• **REQUIRED TASK**
Copy all of the material exactly. Pictures are not to appear in the copy.

• **INFORMATION SHOWN**
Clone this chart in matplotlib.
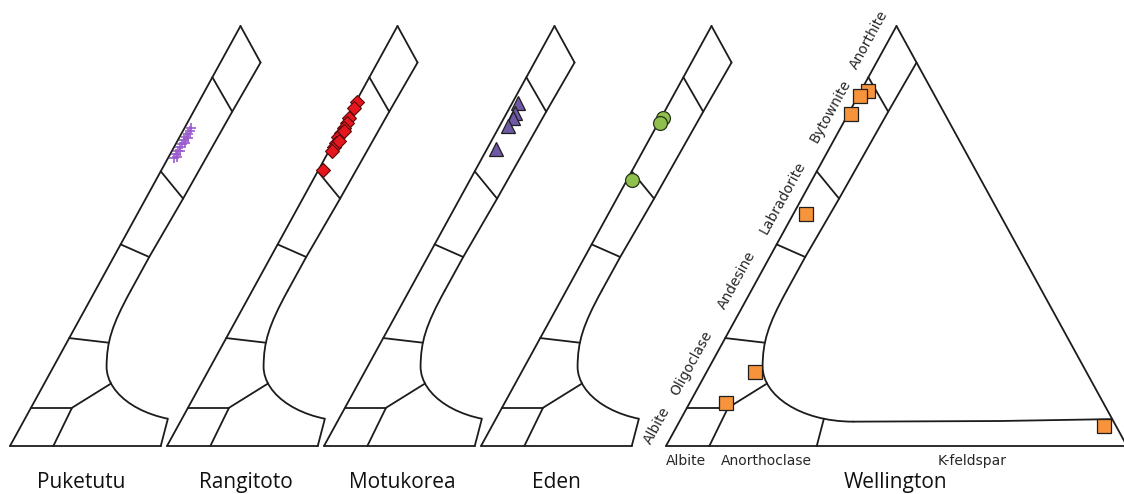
import numpy as np
import matplotlib.pyplot as plt
from matplotlib.path import Path
from matplotlib.patches import PathPatch, Polygon

# ---- feldspar analyses, mol % (An, Or) -----------------------------------
puketutu_an = [68.6, 69.5, 70.2, 71.2, 71.9, 72.9, 73.6, 74.3, 75.0, 75.7, 70.2, 72.1, 73.3, 68.8]
puketutu_or = [1.3, 1.3, 1.3, 1.3, 1.4, 1.3, 1.4, 1.5, 1.5, 1.4, 1.8, 1.9, 1.9, 1.8]

rangitoto_an = [82.0, 80.4, 78.0, 76.8, 75.6, 74.5, 73.6, 72.1, 71.2, 70.2, 72.6, 75.0, 65.7]
rangitoto_or = [0.3, 0.3, 0.5, 0.6, 0.5, 0.5, 0.4, 0.6, 0.6, 0.7, 1.0, 0.9, 0.9]

motukorea_an = [81.7, 79.3, 78.2, 76.3, 70.6]
motukorea_or = [1.3, 1.7, 2.0, 1.8, 2.0]

eden_an = [78.2, 76.9, 63.3]
eden_or = [0.4, 0.3, 1.2]

wellington_an = [84.6, 83.3, 79.0, 55.2, 17.6, 10.2, 4.8]
wellington_or = [1.6, 0.4, 0.6, 2.8, 10.5, 7.9, 92.6]

sites = ['Puketutu', 'Rangitoto', 'Motukorea', 'Eden', 'Wellington']
site_an = [puketutu_an, rangitoto_an, motukorea_an, eden_an, wellington_an]
site_or = [puketutu_or, rangitoto_or, motukorea_or, eden_or, wellington_or]

# ---- field boundaries of the feldspar triangle, (An, Or) in mol % ---------
plag_dividers = [[(87.8, 0), (79.6, 8.4)],
                 [(65.4, 0), (58.9, 8.1)],
                 [(48.0, 0), (45.0, 7.7)],
                 [(25.7, 0), (24.6, 9.1)],
                 [(9.1, 0), (9.1, 8.9)]]
strip_line = [(91.3, 8.7), (79.6, 8.4), (58.9, 8.1), (45.0, 7.7), (37.0, 7.7)]
# solvus curve: two cubic Bezier pieces then a straight run to the An-Or join
solvus_ctrl = [(37.0, 7.7), (28.7, 7.7), (24.8, 8.6), (18.9, 11.5),
               (12.1, 14.9), (5.8, 26.2), (5.8, 37.7)]
solvus_tail = [(5.95, 69.5), (6.4, 93.5)]
anorthoclase_line = [(0, 9.4), (9.1, 8.9), (14.9, 14.5)]
kfs_line = [(0, 32.7), (6.5, 31.0)]

plag_names = ['Albite', 'Oligoclase', 'Andesine', 'Labradorite', 'Bytownite', 'Anorthite']
plag_label_an = [2.8, 17.7, 37.5, 57.0, 77.8, 94.6]
base_names = ['Albite', 'Anorthoclase', 'K-feldspar']
base_label_or = [4.3, 21.7, 66.4]

# ---- layout (pixels) -----------------------------------------------------
W, H = 1124, 494
panel_x0 = [10, 167, 324, 481, 666]
title_u = [0.155, 0.171, 0.169, 0.163, 0.497]
side_px, height_px, base_px = 461, 420, 48
pad = 0.05

marker_style = [
    dict(marker='+', color='#9b5cd0', ms=7.5, mew=1.2, linestyle='none'),
    dict(marker='D', mfc='#e5161d', mec='#5a0a0a', ms=7.5, mew=0.8, linestyle='none'),
    dict(marker='^', mfc='#6f58a6', mec='#1e1e1e', ms=10, mew=0.9, linestyle='none'),
    dict(marker='o', mfc='#8fbf4c', mec='#26331a', ms=10, mew=0.9, linestyle='none'),
    dict(marker='s', mfc='#f7933b', mec='#1e1e1e', ms=10, mew=0.9, linestyle='none'),
]

LC = '#1c1c1c'
LW = 1.3
TXT = '#262626'


def tern(an, orth):
    an = np.asarray(an, dtype=float) / 100
    orth = np.asarray(orth, dtype=float) / 100
    return orth + an / 2, an


def seg(ax, pts, clip=None):
    an, orth = zip(*pts)
    x, y = tern(an, orth)
    ln, = ax.plot(x, y, color=LC, lw=LW, solid_capstyle='round',
                  solid_joinstyle='round')
    if clip is not None:
        ln.set_clip_path(clip)
    return ln


fig = plt.figure(figsize=(W / 100, H / 100), dpi=100)

for i, name in enumerate(sites):
    full = name == 'Wellington'
    left = panel_x0[i] - pad * side_px
    bottom = base_px - pad * height_px
    ax = fig.add_axes([left / W, bottom / H,
                       side_px * (1 + 2 * pad) / W, height_px * (1 + 2 * pad) / H])
    ax.set_xlim(-pad, 1 + pad)
    ax.set_ylim(-pad, 1 + pad)
    ax.set_axis_off()
    ax.patch.set_alpha(0)

    clip = None
    if not full:
        # keep only the part of the diagram left of the K-feldspar divider
        ku, kv = tern(*zip(*kfs_line))
        slope = (ku[1] - ku[0]) / (kv[1] - kv[0])
        clip = Polygon([(-0.2, -0.2), (ku[0] - 0.2 * slope, -0.2),
                        (ku[0] + 1.2 * slope, 1.2), (-0.2, 1.2)],
                       closed=True, transform=ax.transData, visible=False)
        ax.add_patch(clip)

    # triangle edges
    seg(ax, [(0, 0), (100, 0)])
    if full:
        seg(ax, [(100, 0), (0, 100)])
        seg(ax, [(0, 0), (0, 100)])
    else:
        seg(ax, [(100, 0), strip_line[0]])
        seg(ax, [(0, 0), kfs_line[0]])

    seg(ax, strip_line)
    for d in plag_dividers:
        seg(ax, d)
    seg(ax, anorthoclase_line)
    seg(ax, kfs_line)

    cu, cv = tern(*zip(*solvus_ctrl))
    codes = [Path.MOVETO] + [Path.CURVE4] * 6
    curve = PathPatch(Path(np.column_stack([cu, cv]), codes), fc='none',
                      ec=LC, lw=LW, capstyle='round', joinstyle='round')
    ax.add_patch(curve)
    if clip is not None:
        curve.set_clip_path(clip)
    seg(ax, [solvus_ctrl[-1]] + solvus_tail, clip=clip)

    # analyses
    mx, my = tern(site_an[i], site_or[i])
    ax.plot(mx, my, zorder=5, clip_on=False, **marker_style[i])

    ax.text(title_u[i], -0.1, name, ha='center', va='baseline',
            fontsize=15, family='Open Sans', color='#111111')

    if full:
        for lab, a in zip(plag_names, plag_label_an):
            ax.annotate(lab, xy=tern(a, 0), xytext=(-11.0, 6.1),
                        textcoords='offset points', rotation=61.1,
                        rotation_mode='anchor', ha='center', va='center',
                        fontsize=10, family='DejaVu Sans', color=TXT)
        for lab, o in zip(base_names, base_label_or):
            ax.annotate(lab, xy=tern(0, o), xytext=(0, -10.8),
                        textcoords='offset points', ha='center', va='center',
                        fontsize=10, family='DejaVu Sans', color=TXT)

fig.savefig('out.png', dpi=100, facecolor='white')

• **FINISHED ANSWER**
Clone this chart in matplotlib.
import numpy as np
import matplotlib.pyplot as plt
from matplotlib.path import Path
from matplotlib.patches import PathPatch, Polygon

# ---- feldspar analyses, mol % (An, Or) -----------------------------------
puketutu_an = [68.6, 69.5, 70.2, 71.2, 71.9, 72.9, 73.6, 74.3, 75.0, 75.7, 70.2, 72.1, 73.3, 68.8]
puketutu_or = [1.3, 1.3, 1.3, 1.3, 1.4, 1.3, 1.4, 1.5, 1.5, 1.4, 1.8, 1.9, 1.9, 1.8]

rangitoto_an = [82.0, 80.4, 78.0, 76.8, 75.6, 74.5, 73.6, 72.1, 71.2, 70.2, 72.6, 75.0, 65.7]
rangitoto_or = [0.3, 0.3, 0.5, 0.6, 0.5, 0.5, 0.4, 0.6, 0.6, 0.7, 1.0, 0.9, 0.9]

motukorea_an = [81.7, 79.3, 78.2, 76.3, 70.6]
motukorea_or = [1.3, 1.7, 2.0, 1.8, 2.0]

eden_an = [78.2, 76.9, 63.3]
eden_or = [0.4, 0.3, 1.2]

wellington_an = [84.6, 83.3, 79.0, 55.2, 17.6, 10.2, 4.8]
wellington_or = [1.6, 0.4, 0.6, 2.8, 10.5, 7.9, 92.6]

sites = ['Puketutu', 'Rangitoto', 'Motukorea', 'Eden', 'Wellington']
site_an = [puketutu_an, rangitoto_an, motukorea_an, eden_an, wellington_an]
site_or = [puketutu_or, rangitoto_or, motukorea_or, eden_or, wellington_or]

# ---- field boundaries of the feldspar triangle, (An, Or) in mol % ---------
plag_dividers = [[(87.8, 0), (79.6, 8.4)],
                 [(65.4, 0), (58.9, 8.1)],
                 [(48.0, 0), (45.0, 7.7)],
                 [(25.7, 0), (24.6, 9.1)],
                 [(9.1, 0), (9.1, 8.9)]]
strip_line = [(91.3, 8.7), (79.6, 8.4), (58.9, 8.1), (45.0, 7.7), (37.0, 7.7)]
# solvus curve: two cubic Bezier pieces then a straight run to the An-Or join
solvus_ctrl = [(37.0, 7.7), (28.7, 7.7), (24.8, 8.6), (18.9, 11.5),
               (12.1, 14.9), (5.8, 26.2), (5.8, 37.7)]
solvus_tail = [(5.95, 69.5), (6.4, 93.5)]
anorthoclase_line = [(0, 9.4), (9.1, 8.9), (14.9, 14.5)]
kfs_line = [(0, 32.7), (6.5, 31.0)]

plag_names = ['Albite', 'Oligoclase', 'Andesine', 'Labradorite', 'Bytownite', 'Anorthite']
plag_label_an = [2.8, 17.7, 37.5, 57.0, 77.8, 94.6]
base_names = ['Albite', 'Anorthoclase', 'K-feldspar']
base_label_or = [4.3, 21.7, 66.4]

# ---- layout (pixels) -----------------------------------------------------
W, H = 1124, 494
panel_x0 = [10, 167, 324, 481, 666]
title_u = [0.155, 0.171, 0.169, 0.163, 0.497]
side_px, height_px, base_px = 461, 420, 48
pad = 0.05

marker_style = [
    dict(marker='+', color='#9b5cd0', ms=7.5, mew=1.2, linestyle='none'),
    dict(marker='D', mfc='#e5161d', mec='#5a0a0a', ms=7.5, mew=0.8, linestyle='none'),
    dict(marker='^', mfc='#6f58a6', mec='#1e1e1e', ms=10, mew=0.9, linestyle='none'),
    dict(marker='o', mfc='#8fbf4c', mec='#26331a', ms=10, mew=0.9, linestyle='none'),
    dict(marker='s', mfc='#f7933b', mec='#1e1e1e', ms=10, mew=0.9, linestyle='none'),
]

LC = '#1c1c1c'
LW = 1.3
TXT = '#262626'


def tern(an, orth):
    an = np.asarray(an, dtype=float) / 100
    orth = np.asarray(orth, dtype=float) / 100
    return orth + an / 2, an


def seg(ax, pts, clip=None):
    an, orth = zip(*pts)
    x, y = tern(an, orth)
    ln, = ax.plot(x, y, color=LC, lw=LW, solid_capstyle='round',
                  solid_joinstyle='round')
    if clip is not None:
        ln.set_clip_path(clip)
    return ln


fig = plt.figure(figsize=(W / 100, H / 100), dpi=100)

for i, name in enumerate(sites):
    full = name == 'Wellington'
    left = panel_x0[i] - pad * side_px
    bottom = base_px - pad * height_px
    ax = fig.add_axes([left / W, bottom / H,
                       side_px * (1 + 2 * pad) / W, height_px * (1 + 2 * pad) / H])
    ax.set_xlim(-pad, 1 + pad)
    ax.set_ylim(-pad, 1 + pad)
    ax.set_axis_off()
    ax.patch.set_alpha(0)

    clip = None
    if not full:
        # keep only the part of the diagram left of the K-feldspar divider
        ku, kv = tern(*zip(*kfs_line))
        slope = (ku[1] - ku[0]) / (kv[1] - kv[0])
        clip = Polygon([(-0.2, -0.2), (ku[0] - 0.2 * slope, -0.2),
                        (ku[0] + 1.2 * slope, 1.2), (-0.2, 1.2)],
                       closed=True, transform=ax.transData, visible=False)
        ax.add_patch(clip)

    # triangle edges
    seg(ax, [(0, 0), (100, 0)])
    if full:
        seg(ax, [(100, 0), (0, 100)])
        seg(ax, [(0, 0), (0, 100)])
    else:
        seg(ax, [(100, 0), strip_line[0]])
        seg(ax, [(0, 0), kfs_line[0]])

    seg(ax, strip_line)
    for d in plag_dividers:
        seg(ax, d)
    seg(ax, anorthoclase_line)
    seg(ax, kfs_line)

    cu, cv = tern(*zip(*solvus_ctrl))
    codes = [Path.MOVETO] + [Path.CURVE4] * 6
    curve = PathPatch(Path(np.column_stack([cu, cv]), codes), fc='none',
                      ec=LC, lw=LW, capstyle='round', joinstyle='round')
    ax.add_patch(curve)
    if clip is not None:
        curve.set_clip_path(clip)
    seg(ax, [solvus_ctrl[-1]] + solvus_tail, clip=clip)

    # analyses
    mx, my = tern(site_an[i], site_or[i])
    ax.plot(mx, my, zorder=5, clip_on=False, **marker_style[i])

    ax.text(title_u[i], -0.1, name, ha='center', va='baseline',
            fontsize=15, family='Open Sans', color='#111111')

    if full:
        for lab, a in zip(plag_names, plag_label_an):
            ax.annotate(lab, xy=tern(a, 0), xytext=(-11.0, 6.1),
                        textcoords='offset points', rotation=61.1,
                        rotation_mode='anchor', ha='center', va='center',
                        fontsize=10, family='DejaVu Sans', color=TXT)
        for lab, o in zip(base_names, base_label_or):
            ax.annotate(lab, xy=tern(0, o), xytext=(0, -10.8),
                        textcoords='offset points', ha='center', va='center',
                        fontsize=10, family='DejaVu Sans', color=TXT)

fig.savefig('out.png', dpi=100, facecolor='white')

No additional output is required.